Mark Carney ‘absolutely’ opposes oil divestment – by Terence Corcoran (Financial Post – January 15, 2020)

https://business.financialpost.com/

One of Fink’s sentences is worth repeating: “The technology does not
yet exist to cost-effectively replace many of today’s essential uses
of hydrocarbons.” It may be even more complicated than lack of
technology. Some scientists say the physics and essential properties
of energy production make any known fossil fuel substitutes — such
as wind and solar — unrealistic alternatives.

I have some welcome news for Canada’s fossil fuel industry. Bank of England Governor Mark Carney, soon to be the UN envoy on climate finance, will not be joining the fossil fuel divestment movement. “I absolutely disagree with divestment campaigns,” Carney said in an email to an FP Comment column reader in Calgary.

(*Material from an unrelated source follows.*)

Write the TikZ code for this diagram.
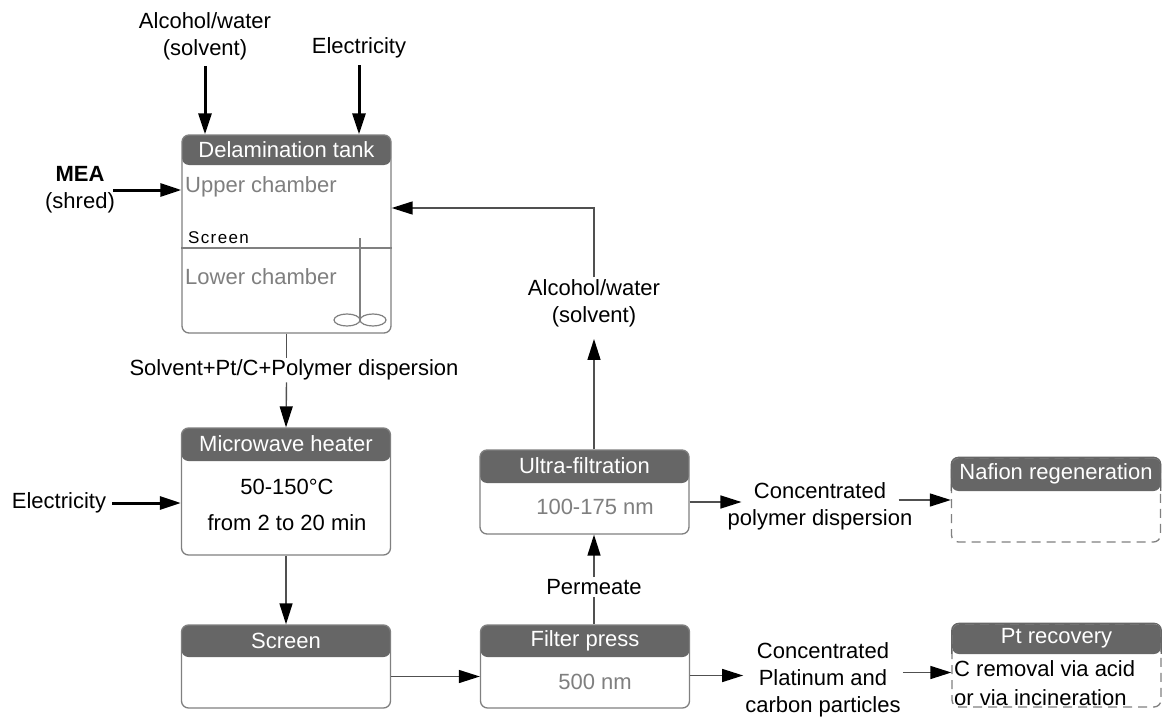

Carney’s categorical rejection of divestment clarifies what has appeared to some as the central banker’s ambiguous position on the global campaign to get investment firms, pension funds and other financial institutions to remove carbon-emitting energy corporations from their portfolios.

Many in Canada’s energy sector have expressed concerns about Carney’s views, which will play a key role in policy circles when he returns to Canada this year to take up his new UN role.

In a year-end interview with the BBC, Carney ducked a direct question about whether pension funds should divest holdings in fossil fuel corporations, even though such investments provide attractive returns.

His response was vague and inconclusive: “Well that hasn’t been the case but they could make that argument. They need to make the argument, to be clear about why is that going to be the case if a substantial proportion of those assets are going to be worthless.”